Stage 1: The first month

You learn:

  • The layout of the keyboard
  • Basic note reading in at least one clef
  • Simple rhythms like quarter notes and half notes
  • One or two very short pieces

Your hands feel clumsy. Progress is uneven. Many people doubt themselves here.

Stage 2: Months 2 to 4

You start to:

  • Read notes more quickly without naming each one out loud
  • Play basic scales and simple chords
  • Use both hands in easy patterns
  • Handle slightly longer pieces with repetition

You might recognize fragments of real songs, which feels good. You still make mistakes, but the overall direction is clearer.

Stage 3: Months 5 to 12

If you stay consistent, you can:

  • Play a few pieces that friends or family recognize
  • Understand key signatures and common chord patterns
  • Combine reading and listening, so you do not rely on just one method
  • Experiment with simple improvisation

At this point, some people feel “stuck” again. The beginner rush is over, but mastery is still far away. This is similar to that mid-puzzle slump in an escape room, when you have solved the easy clues, but the main lock is still shut.

If you push through that middle stage with realistic practice and a teacher who adjusts to your progress, piano turns from a project into part of your identity.

You are not just someone “taking lessons.” You are someone who plays, even if you still feel like a work in progress.

Common fears and honest responses

It might help to lay out a few worries that come up often, along with what I think are fair replies. You may disagree with some of these, and that is fine.

“I am too old to start”

If you are an adult, you will not learn like a child. But “not like a child” does not mean “worse in every way.”

You have life experience, patience, and goals. Your progress curve might be slower in finger agility at first and faster in understanding. You might also appreciate the process more, because you remember what it is like to be a total beginner at something.

So no, age is not a hard limit. But it does influence how you should practice and what you should expect from yourself.

“I do not have a musical ear”

Some people have stronger natural pitch memory. That is true. But piano is forgiving. Visual patterns on the keys and staff help you a lot. You can still improve your ear gradually by:

  • Singing small intervals
  • Matching pitches on the keyboard
  • Listening actively to chord changes

You might never become a master transcriber, but you can raise your ear skills above the level where they limit you.

“I will forget everything if I take a break”

Breaks do erase some speed and fluency. But knowledge tends to come back faster than it took to learn the first time. The real risk is not the break itself; it is the shame that stops you from returning.

If you treat music like a long puzzle you can leave and come back to, instead of a test you must pass once, the pressure lowers. You can restart. You can update your approach.

A closing question and answer

Let me end with a question I hear in different forms:

Q: If I live in Pittsburgh, like escape rooms, and have limited time each week, is piano actually worth starting, or will it just turn into another unfinished hobby?

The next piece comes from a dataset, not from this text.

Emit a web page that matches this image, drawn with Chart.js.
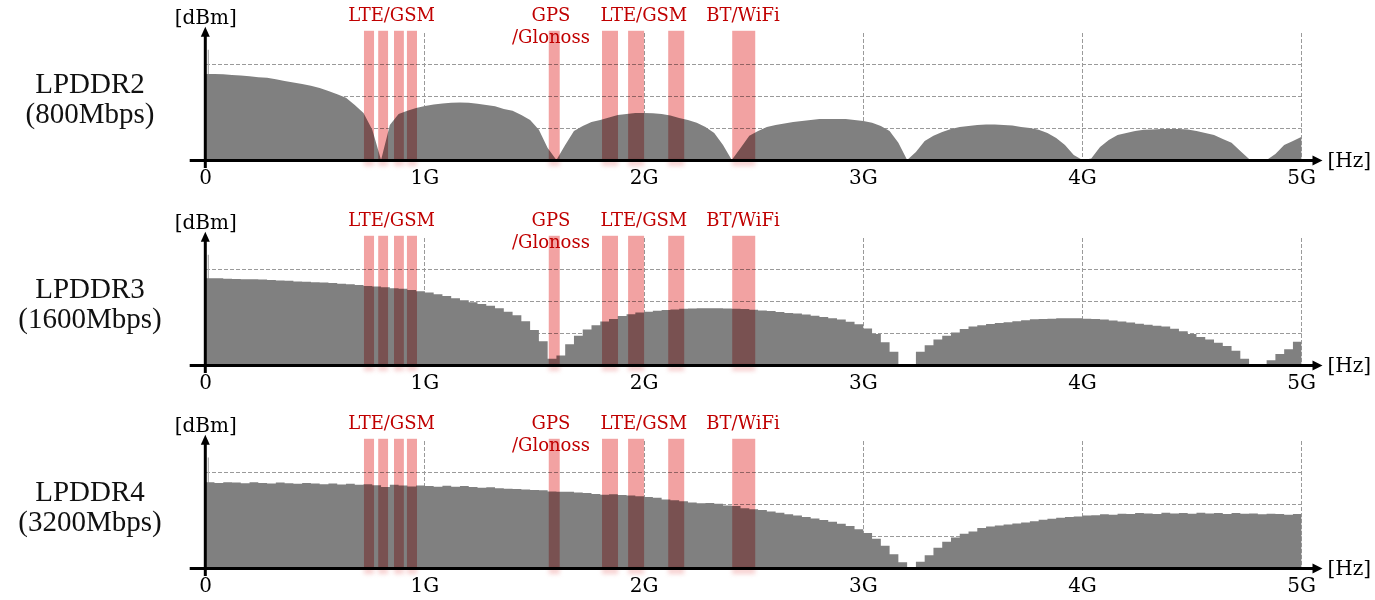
<!DOCTYPE html>
<html>
<head>
<meta charset="utf-8">
<script src="https://cdn.jsdelivr.net/npm/chart.js@4.4.1/dist/chart.umd.min.js"></script>
<style>
  html, body { margin: 0; padding: 0; background: #fff; overflow: hidden; }
  .panel { position: absolute; left: 0; width: 1375px; height: 200px; }
</style>
</head>
<body>
<div class="panel" style="top:0"><canvas id="c0" width="1375" height="200"></canvas></div>
<div class="panel" style="top:205px"><canvas id="c1" width="1375" height="200"></canvas></div>
<div class="panel" style="top:408px"><canvas id="c2" width="1375" height="200"></canvas></div>
<script>
// spectrum sampled every 0.04 GHz starting at 0
const BIN = 0.04;
const TICKS = [0, 1, 2, 3, 4, 5];
const TICK_LABELS = ["0", "1G", "2G", "3G", "4G", "5G"];
const PANEL_NAMES = ["LPDDR2", "LPDDR3", "LPDDR4"];
const PANEL_RATES = ["(800Mbps)", "(1600Mbps)", "(3200Mbps)"];
const DC_SPIKE = [3.47, 3.47, 3.48];
const STEPPED = [false, true, true];

// interference bands [from, to] in GHz
const BANDS = [
  [0.722, 0.768], [0.787, 0.832], [0.859, 0.904], [0.918, 0.964],
  [1.565, 1.615],
  [1.808, 1.881], [1.927, 2.0], [2.11, 2.183],
  [2.402, 2.507]
];
const BAND_LABELS = [
  { text: ["LTE/GSM"], at: 0.848 },
  { text: ["GPS", "/Glonoss"], at: 1.575 },
  { text: ["LTE/GSM"], at: 1.999 },
  { text: ["BT/WiFi"], at: 2.451 }
];

// LPDDR2: sampled at 0, 0.04 ... 5.00 (126 points)
const LPDDR2 = [
  2.71, 2.71, 2.70, 2.68, 2.66, 2.64, 2.61, 2.59, 2.54, 2.49, 2.44, 2.39, 2.34, 2.27, 2.17, 2.07, 1.96, 1.73, 1.48, 0.95,
  0.00, 1.10, 1.45, 1.55, 1.64, 1.70, 1.75, 1.78, 1.80, 1.81, 1.80, 1.77, 1.73, 1.69, 1.61, 1.55, 1.42, 1.26, 0.95, 0.38,
  0.00, 0.47, 0.91, 1.07, 1.20, 1.26, 1.34, 1.42, 1.45, 1.48, 1.48, 1.47, 1.45, 1.40, 1.32, 1.26, 1.17, 1.04, 0.85, 0.47,
  0.00, 0.38, 0.76, 0.91, 1.04, 1.10, 1.15, 1.20, 1.23, 1.26, 1.29, 1.29, 1.29, 1.29, 1.26, 1.23, 1.17, 1.07, 0.91, 0.54,
  0.00, 0.25, 0.60, 0.76, 0.88, 0.98, 1.04, 1.07, 1.10, 1.12, 1.12, 1.10, 1.09, 1.04, 1.01, 0.95, 0.85, 0.69, 0.47, 0.16,
  0.00, 0.05, 0.41, 0.63, 0.79, 0.85, 0.91, 0.95, 0.96, 0.98, 0.98, 0.98, 0.96, 0.91, 0.85, 0.79, 0.66, 0.54, 0.28, 0.03,
  0.00, 0.00, 0.19, 0.47, 0.60, 0.73
];
// LPDDR3 / LPDDR4: one value per 0.04 GHz bin (125 bins)
const LPDDR3 = [
  2.73, 2.73, 2.72, 2.71, 2.70, 2.70, 2.69, 2.68, 2.66, 2.65, 2.63, 2.62, 2.61, 2.60, 2.58, 2.56, 2.54, 2.52, 2.49, 2.47,
  2.45, 2.42, 2.40, 2.36, 2.32, 2.28, 2.23, 2.17, 2.10, 2.04, 1.98, 1.92, 1.87, 1.79, 1.68, 1.57, 1.38, 1.10, 0.75, 0.20,
  0.30, 0.65, 0.92, 1.12, 1.25, 1.37, 1.45, 1.54, 1.60, 1.65, 1.68, 1.71, 1.73, 1.75, 1.77, 1.78, 1.79, 1.79, 1.79, 1.78,
  1.77, 1.76, 1.74, 1.72, 1.70, 1.67, 1.64, 1.62, 1.59, 1.55, 1.51, 1.47, 1.43, 1.36, 1.28, 1.15, 0.98, 0.72, 0.42, 0.02,
  0.02, 0.42, 0.62, 0.80, 0.92, 1.02, 1.13, 1.21, 1.25, 1.29, 1.32, 1.35, 1.38, 1.41, 1.44, 1.45, 1.46, 1.47, 1.47, 1.47,
  1.46, 1.45, 1.43, 1.40, 1.37, 1.34, 1.30, 1.27, 1.24, 1.21, 1.14, 1.06, 0.98, 0.88, 0.80, 0.70, 0.60, 0.45, 0.20, 0.02,
  0.02, 0.15, 0.35, 0.50, 0.73
];
const LPDDR4 = [
  2.70, 2.68, 2.70, 2.69, 2.67, 2.70, 2.68, 2.66, 2.69, 2.67, 2.65, 2.68, 2.66, 2.64, 2.66, 2.63, 2.65, 2.62, 2.64, 2.61,
  2.55, 2.62, 2.60, 2.57, 2.60, 2.58, 2.56, 2.59, 2.56, 2.58, 2.55, 2.53, 2.54, 2.51, 2.50, 2.49, 2.47, 2.46, 2.45, 2.41,
  2.40, 2.40, 2.38, 2.36, 2.33, 2.31, 2.32, 2.30, 2.28, 2.26, 2.24, 2.21, 2.16, 2.13, 2.10, 2.06, 2.04, 2.05, 2.02, 1.97,
  1.95, 1.88, 1.85, 1.83, 1.78, 1.74, 1.69, 1.65, 1.61, 1.56, 1.51, 1.46, 1.39, 1.32, 1.22, 1.10, 0.92, 0.70, 0.43, 0.18,
  0.00, 0.20, 0.40, 0.64, 0.83, 0.96, 1.08, 1.15, 1.26, 1.31, 1.34, 1.37, 1.40, 1.43, 1.47, 1.52, 1.55, 1.58, 1.61, 1.62,
  1.65, 1.66, 1.69, 1.68, 1.71, 1.70, 1.73, 1.72, 1.70, 1.74, 1.72, 1.73, 1.71, 1.74, 1.72, 1.73, 1.70, 1.73, 1.71, 1.72,
  1.69, 1.71, 1.70, 1.68, 1.70
];
const SERIES = [LPDDR2, LPDDR3, LPDDR4];

const GRID = "#9a9a9a";
const NONE = "rgba(0,0,0,0)";

function arrow(ctx, tipX, tipY, dir) {
  ctx.beginPath();
  if (dir === "up") {
    ctx.moveTo(tipX, tipY);
    ctx.lineTo(tipX - 4.5, tipY + 10);
    ctx.lineTo(tipX + 4.5, tipY + 10);
  } else {
    ctx.moveTo(tipX, tipY);
    ctx.lineTo(tipX - 10, tipY - 5);
    ctx.lineTo(tipX - 10, tipY + 5);
  }
  ctx.closePath();
  ctx.fill();
}

function decor(k) {
  return {
    id: "decor" + k,
    afterDatasetsDraw(chart) {
      const { ctx, scales: { x, y } } = chart;
      const base = y.getPixelForValue(0);
      const top = y.getPixelForValue(4.07);

      // red bands, multiplied over the spectrum
      ctx.save();
      ctx.globalCompositeOperation = "multiply";
      ctx.fillStyle = "#f2a2a2";
      for (const [f0, f1] of BANDS) {
        const x0 = x.getPixelForValue(f0), x1 = x.getPixelForValue(f1);
        ctx.fillRect(x0, top, x1 - x0, base - top);
      }
      ctx.filter = "blur(2px)";
      ctx.fillStyle = "rgba(240,170,170,0.55)";
      for (const [f0, f1] of BANDS) {
        const x0 = x.getPixelForValue(f0), x1 = x.getPixelForValue(f1);
        ctx.fillRect(x0, base, x1 - x0, 6);
      }
      ctx.restore();

      // axes with arrows
      ctx.save();
      ctx.strokeStyle = "#000";
      ctx.fillStyle = "#000";
      ctx.lineWidth = 3;
      const ax = x.getPixelForValue(0) - 0.4;
      const xEnd = x.getPixelForValue(5.095);
      ctx.beginPath();
      ctx.moveTo(x.getPixelForValue(-0.073), base + 0.5);
      ctx.lineTo(xEnd - 8, base + 0.5);
      ctx.stroke();
      arrow(ctx, xEnd, base + 0.5, "right");
      const yTip = y.getPixelForValue(4.2);
      ctx.beginPath();
      ctx.moveTo(ax, base + 8);
      ctx.lineTo(ax, yTip + 8);
      ctx.stroke();
      arrow(ctx, ax, yTip, "up");

      // axis units
      ctx.textBaseline = "middle";
      ctx.font = "20px 'DejaVu Serif'";
      ctx.textAlign = "center";
      ctx.fillText("[dBm]", ax + 0.5, 19);
      ctx.textAlign = "left";
      ctx.fillText("[Hz]", xEnd + 5, base + 2);

      // band labels
      ctx.fillStyle = "#c00000";
      ctx.font = "18px 'DejaVu Serif'";
      ctx.textAlign = "center";
      for (const b of BAND_LABELS) {
        b.text.forEach((t, i) => ctx.fillText(t, x.getPixelForValue(b.at), 16.5 + i * 21.5));
      }

      // memory type label
      ctx.fillStyle = "#111";
      ctx.font = "29px 'Liberation Serif'";
      ctx.fillText(PANEL_NAMES[k], 90, 85);
      ctx.fillText(PANEL_RATES[k], 90, 115);
      ctx.restore();
    }
  };
}

function makeChart(k) {
  const values = SERIES[k];
  const pts = values.map((v, i) => ({ x: i * BIN, y: v }));
  if (STEPPED[k]) pts.push({ x: 5, y: values[values.length - 1] });
  new Chart(document.getElementById("c" + k), {
    type: "line",
    data: {
      datasets: [
        {
          data: pts,
          // true = each value holds until the next bin start
          stepped: STEPPED[k],
          fill: "origin",
          backgroundColor: "#808080",
          borderWidth: 0,
          pointRadius: 0,
          tension: 0
        },
        {
          data: [{ x: 0.012, y: 0 }, { x: 0.012, y: DC_SPIKE[k] }],
          borderColor: "#b0b0b0",
          borderWidth: 1.3,
          pointRadius: 0,
          fill: false
        }
      ]
    },
    options: {
      responsive: false,
      animation: false,
      events: [],
      layout: { padding: { left: 205.7, right: 1375 - 1301.7, top: 33, bottom: 0 } },
      plugins: { legend: { display: false }, tooltip: { enabled: false } },
      scales: {
        x: {
          type: "linear",
          min: 0,
          max: 5,
          afterBuildTicks: (s) => { s.ticks = TICKS.map((v) => ({ value: v })); },
          afterFit: (s) => { s.height = 40; },
          ticks: {
            callback: (v) => TICK_LABELS[TICKS.indexOf(v)],
            font: { family: "DejaVu Serif", size: 20 },
            color: "#000",
            padding: 7,
            maxRotation: 0,
            autoSkip: false
          },
          grid: {
            color: (c) => (c.tick && c.tick.value === 0 ? NONE : GRID),
            lineWidth: 1,
            drawTicks: false
          },
          border: { display: false, dash: [4, 2] }
        },
        y: {
          min: 0,
          max: 4,
          afterFit: (s) => { s.width = 0; },
          ticks: { display: false, stepSize: 1 },
          grid: {
            color: (c) => (c.tick && c.tick.value > 0 && c.tick.value < 4 ? GRID : NONE),
            lineWidth: 1,
            drawTicks: false
          },
          border: { display: false, dash: [4, 2] }
        }
      }
    },
    plugins: [decor(k)]
  });
}

[0, 1, 2].forEach(makeChart);
</script>
</body>
</html>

A: It can become another unfinished hobby if you treat it vaguely. If you sign up for lessons because it “sounds nice” but never protect practice time, then yes, it will probably fade away. That is not unique to piano.

If, instead, you treat piano like an ongoing, open ended puzzle, it changes. You set small, clear challenges. You choose music that interests you, even if it needs to be simplified. You accept uneven progress as normal. You find a teacher in Pittsburgh who explains why things work, not just what to press. You expect weeks where things click and weeks where they do not.

In that case, piano does not have to compete with escape rooms; it can use the same part of your brain that enjoys patterns and steady problem solving, with one extra layer that puzzles do not have: when you “solve” something on the piano, you also create sound you can enjoy again, and again, and again.

So the real code is not hidden in the keys or the sheet music. It is in how you approach the whole process.